_Problem_:
Pull out each line of the data that includes the word "chart".

_Supplied material_:

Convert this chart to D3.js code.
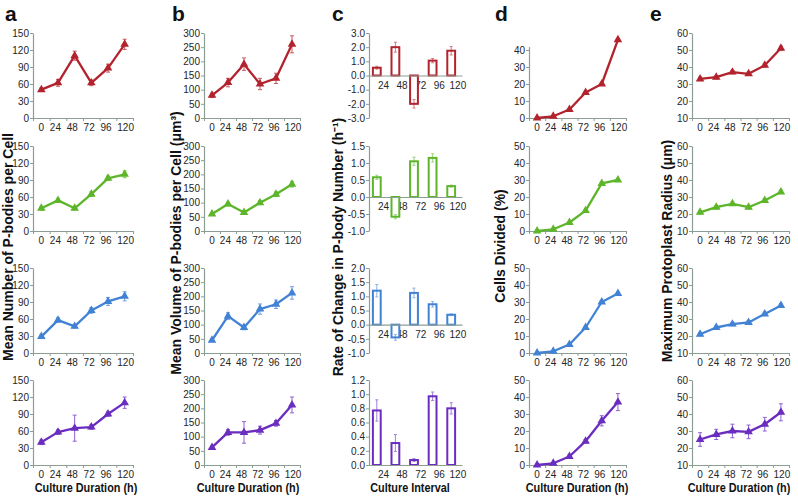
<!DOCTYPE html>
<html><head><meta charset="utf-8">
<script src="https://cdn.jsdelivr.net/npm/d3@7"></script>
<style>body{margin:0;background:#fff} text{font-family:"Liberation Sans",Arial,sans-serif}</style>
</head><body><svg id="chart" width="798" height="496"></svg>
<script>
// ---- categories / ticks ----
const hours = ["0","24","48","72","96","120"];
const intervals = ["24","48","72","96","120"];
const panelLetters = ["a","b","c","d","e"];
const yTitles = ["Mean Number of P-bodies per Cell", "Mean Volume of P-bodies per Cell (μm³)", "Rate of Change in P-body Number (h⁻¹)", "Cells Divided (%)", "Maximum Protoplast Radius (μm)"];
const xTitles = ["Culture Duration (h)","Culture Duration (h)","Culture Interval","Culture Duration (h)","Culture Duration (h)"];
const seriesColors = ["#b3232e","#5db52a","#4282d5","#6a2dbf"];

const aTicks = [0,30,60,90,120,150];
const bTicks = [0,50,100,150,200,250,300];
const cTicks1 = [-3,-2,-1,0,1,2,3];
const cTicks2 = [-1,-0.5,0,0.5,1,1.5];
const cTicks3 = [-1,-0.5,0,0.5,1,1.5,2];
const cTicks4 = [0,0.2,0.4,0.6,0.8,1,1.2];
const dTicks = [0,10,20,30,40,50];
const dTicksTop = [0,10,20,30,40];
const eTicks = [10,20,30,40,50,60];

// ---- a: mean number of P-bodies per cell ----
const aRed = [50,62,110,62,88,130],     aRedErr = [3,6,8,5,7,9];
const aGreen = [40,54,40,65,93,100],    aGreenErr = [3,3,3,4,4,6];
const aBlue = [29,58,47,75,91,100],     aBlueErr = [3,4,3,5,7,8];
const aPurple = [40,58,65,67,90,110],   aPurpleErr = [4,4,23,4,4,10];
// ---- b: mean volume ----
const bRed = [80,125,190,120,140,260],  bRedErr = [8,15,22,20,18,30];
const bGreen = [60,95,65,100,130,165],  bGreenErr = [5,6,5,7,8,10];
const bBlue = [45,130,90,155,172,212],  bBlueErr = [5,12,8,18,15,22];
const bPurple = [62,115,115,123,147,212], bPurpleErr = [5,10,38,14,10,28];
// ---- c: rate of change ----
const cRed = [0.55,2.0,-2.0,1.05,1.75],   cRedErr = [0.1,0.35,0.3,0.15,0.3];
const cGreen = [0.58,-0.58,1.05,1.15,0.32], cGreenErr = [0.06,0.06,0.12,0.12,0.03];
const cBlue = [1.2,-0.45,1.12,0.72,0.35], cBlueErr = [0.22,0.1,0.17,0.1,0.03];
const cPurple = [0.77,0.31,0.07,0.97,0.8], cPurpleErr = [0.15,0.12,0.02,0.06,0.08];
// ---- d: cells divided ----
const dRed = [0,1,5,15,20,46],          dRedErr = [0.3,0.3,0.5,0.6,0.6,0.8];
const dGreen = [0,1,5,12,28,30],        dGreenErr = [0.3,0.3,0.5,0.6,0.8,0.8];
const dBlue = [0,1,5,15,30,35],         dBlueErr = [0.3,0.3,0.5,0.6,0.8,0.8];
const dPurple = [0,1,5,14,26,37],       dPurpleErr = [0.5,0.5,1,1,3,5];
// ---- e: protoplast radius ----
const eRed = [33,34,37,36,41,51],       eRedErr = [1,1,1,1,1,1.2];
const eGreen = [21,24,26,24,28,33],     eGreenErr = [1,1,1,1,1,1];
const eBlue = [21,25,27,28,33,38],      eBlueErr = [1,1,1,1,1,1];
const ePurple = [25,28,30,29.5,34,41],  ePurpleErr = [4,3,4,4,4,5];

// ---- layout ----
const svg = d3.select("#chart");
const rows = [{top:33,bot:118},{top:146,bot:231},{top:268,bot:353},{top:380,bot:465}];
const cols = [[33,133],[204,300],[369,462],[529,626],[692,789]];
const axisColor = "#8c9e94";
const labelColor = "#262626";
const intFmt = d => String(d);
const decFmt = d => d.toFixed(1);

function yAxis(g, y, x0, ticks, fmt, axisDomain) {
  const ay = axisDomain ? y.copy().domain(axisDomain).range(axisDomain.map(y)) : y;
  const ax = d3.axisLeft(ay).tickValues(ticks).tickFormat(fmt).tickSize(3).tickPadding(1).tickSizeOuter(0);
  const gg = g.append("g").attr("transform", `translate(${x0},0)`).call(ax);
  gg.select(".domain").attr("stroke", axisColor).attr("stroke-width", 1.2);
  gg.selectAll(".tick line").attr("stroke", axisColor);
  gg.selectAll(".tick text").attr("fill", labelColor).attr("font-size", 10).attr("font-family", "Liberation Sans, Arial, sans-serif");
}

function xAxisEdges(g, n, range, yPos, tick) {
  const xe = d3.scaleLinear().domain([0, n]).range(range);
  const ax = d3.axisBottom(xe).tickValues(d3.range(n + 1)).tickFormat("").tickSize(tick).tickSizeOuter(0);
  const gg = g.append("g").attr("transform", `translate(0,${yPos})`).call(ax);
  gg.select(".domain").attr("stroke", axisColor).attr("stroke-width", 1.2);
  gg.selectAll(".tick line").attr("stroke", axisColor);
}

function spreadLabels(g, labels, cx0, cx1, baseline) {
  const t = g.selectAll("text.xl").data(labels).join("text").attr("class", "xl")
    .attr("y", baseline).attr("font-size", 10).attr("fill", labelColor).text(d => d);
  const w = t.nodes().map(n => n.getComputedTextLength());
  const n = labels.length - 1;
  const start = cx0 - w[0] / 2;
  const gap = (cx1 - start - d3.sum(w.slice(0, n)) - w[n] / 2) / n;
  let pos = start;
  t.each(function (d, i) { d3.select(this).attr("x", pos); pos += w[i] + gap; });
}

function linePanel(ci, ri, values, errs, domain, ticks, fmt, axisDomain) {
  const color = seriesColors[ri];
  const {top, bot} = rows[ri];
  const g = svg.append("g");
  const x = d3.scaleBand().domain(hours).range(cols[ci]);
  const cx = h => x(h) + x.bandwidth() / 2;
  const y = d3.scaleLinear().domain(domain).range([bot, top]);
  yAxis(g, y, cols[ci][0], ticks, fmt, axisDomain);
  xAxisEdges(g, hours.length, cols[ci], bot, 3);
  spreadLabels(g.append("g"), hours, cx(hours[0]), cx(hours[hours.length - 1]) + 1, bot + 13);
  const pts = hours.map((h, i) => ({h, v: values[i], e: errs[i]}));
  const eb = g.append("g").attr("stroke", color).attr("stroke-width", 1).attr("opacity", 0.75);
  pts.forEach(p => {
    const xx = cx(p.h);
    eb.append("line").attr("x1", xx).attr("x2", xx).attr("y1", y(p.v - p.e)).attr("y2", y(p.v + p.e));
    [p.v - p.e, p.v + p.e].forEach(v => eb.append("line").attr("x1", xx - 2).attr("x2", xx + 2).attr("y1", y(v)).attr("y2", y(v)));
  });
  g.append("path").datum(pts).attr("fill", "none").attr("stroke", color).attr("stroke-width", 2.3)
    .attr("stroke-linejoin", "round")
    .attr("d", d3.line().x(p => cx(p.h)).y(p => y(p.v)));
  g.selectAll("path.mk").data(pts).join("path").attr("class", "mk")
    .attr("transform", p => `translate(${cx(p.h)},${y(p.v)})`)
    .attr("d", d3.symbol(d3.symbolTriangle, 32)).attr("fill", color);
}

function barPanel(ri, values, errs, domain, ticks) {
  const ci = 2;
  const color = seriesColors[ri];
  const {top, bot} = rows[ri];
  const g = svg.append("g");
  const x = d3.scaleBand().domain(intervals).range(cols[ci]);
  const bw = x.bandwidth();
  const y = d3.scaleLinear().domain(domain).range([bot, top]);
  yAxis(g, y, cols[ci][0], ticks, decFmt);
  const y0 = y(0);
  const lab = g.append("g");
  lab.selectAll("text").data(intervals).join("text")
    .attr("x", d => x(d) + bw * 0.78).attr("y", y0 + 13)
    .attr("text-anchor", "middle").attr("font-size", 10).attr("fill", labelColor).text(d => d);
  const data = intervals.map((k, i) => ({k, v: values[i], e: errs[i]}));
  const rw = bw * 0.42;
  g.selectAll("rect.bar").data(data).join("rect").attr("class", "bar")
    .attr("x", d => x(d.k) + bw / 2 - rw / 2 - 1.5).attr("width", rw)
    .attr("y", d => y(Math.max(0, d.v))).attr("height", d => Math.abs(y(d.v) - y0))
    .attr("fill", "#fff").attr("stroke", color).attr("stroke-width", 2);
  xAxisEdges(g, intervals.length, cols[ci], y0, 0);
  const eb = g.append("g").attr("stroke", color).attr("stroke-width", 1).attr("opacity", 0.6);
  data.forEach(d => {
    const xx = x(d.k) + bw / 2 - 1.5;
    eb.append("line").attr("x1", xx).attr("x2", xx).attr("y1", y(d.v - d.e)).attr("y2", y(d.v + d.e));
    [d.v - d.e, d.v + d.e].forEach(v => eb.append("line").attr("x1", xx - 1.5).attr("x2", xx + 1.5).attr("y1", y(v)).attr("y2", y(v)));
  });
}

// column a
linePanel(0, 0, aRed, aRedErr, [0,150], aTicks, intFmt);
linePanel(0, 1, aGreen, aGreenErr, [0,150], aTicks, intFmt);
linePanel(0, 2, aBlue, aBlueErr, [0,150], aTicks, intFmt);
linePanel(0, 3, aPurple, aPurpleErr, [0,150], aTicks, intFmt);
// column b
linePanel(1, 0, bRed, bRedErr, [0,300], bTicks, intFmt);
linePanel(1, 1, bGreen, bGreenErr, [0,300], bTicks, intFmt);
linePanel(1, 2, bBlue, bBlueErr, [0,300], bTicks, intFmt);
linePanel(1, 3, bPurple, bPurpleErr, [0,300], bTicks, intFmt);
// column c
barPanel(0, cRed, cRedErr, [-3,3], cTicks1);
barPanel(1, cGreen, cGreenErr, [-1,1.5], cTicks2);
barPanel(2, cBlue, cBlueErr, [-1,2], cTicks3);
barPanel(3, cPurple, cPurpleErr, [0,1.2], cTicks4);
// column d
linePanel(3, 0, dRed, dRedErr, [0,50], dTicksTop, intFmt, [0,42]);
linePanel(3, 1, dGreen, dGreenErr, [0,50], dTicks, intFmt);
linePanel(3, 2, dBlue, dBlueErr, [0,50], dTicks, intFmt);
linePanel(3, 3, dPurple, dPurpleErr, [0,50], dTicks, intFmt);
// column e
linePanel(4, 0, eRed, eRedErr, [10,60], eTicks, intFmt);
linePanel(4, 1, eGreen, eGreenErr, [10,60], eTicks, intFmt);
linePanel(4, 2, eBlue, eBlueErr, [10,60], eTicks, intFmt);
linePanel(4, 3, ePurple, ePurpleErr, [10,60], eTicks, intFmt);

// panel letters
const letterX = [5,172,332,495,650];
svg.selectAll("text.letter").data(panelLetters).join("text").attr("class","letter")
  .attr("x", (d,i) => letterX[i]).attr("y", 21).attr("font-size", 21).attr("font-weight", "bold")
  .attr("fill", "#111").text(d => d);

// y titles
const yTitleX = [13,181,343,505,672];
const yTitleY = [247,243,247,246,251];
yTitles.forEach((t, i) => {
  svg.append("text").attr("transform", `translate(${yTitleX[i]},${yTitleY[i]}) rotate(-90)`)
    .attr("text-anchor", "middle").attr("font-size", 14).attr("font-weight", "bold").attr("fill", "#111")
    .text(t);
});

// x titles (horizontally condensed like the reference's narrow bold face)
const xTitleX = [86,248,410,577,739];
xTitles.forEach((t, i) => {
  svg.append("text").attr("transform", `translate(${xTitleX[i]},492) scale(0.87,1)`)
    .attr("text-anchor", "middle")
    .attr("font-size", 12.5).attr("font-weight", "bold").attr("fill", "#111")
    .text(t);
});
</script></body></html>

_Solution for this exercise_:
Convert this chart to D3.js code.
</head><body><svg id="chart" width="798" height="496"></svg>
const svg = d3.select("#chart");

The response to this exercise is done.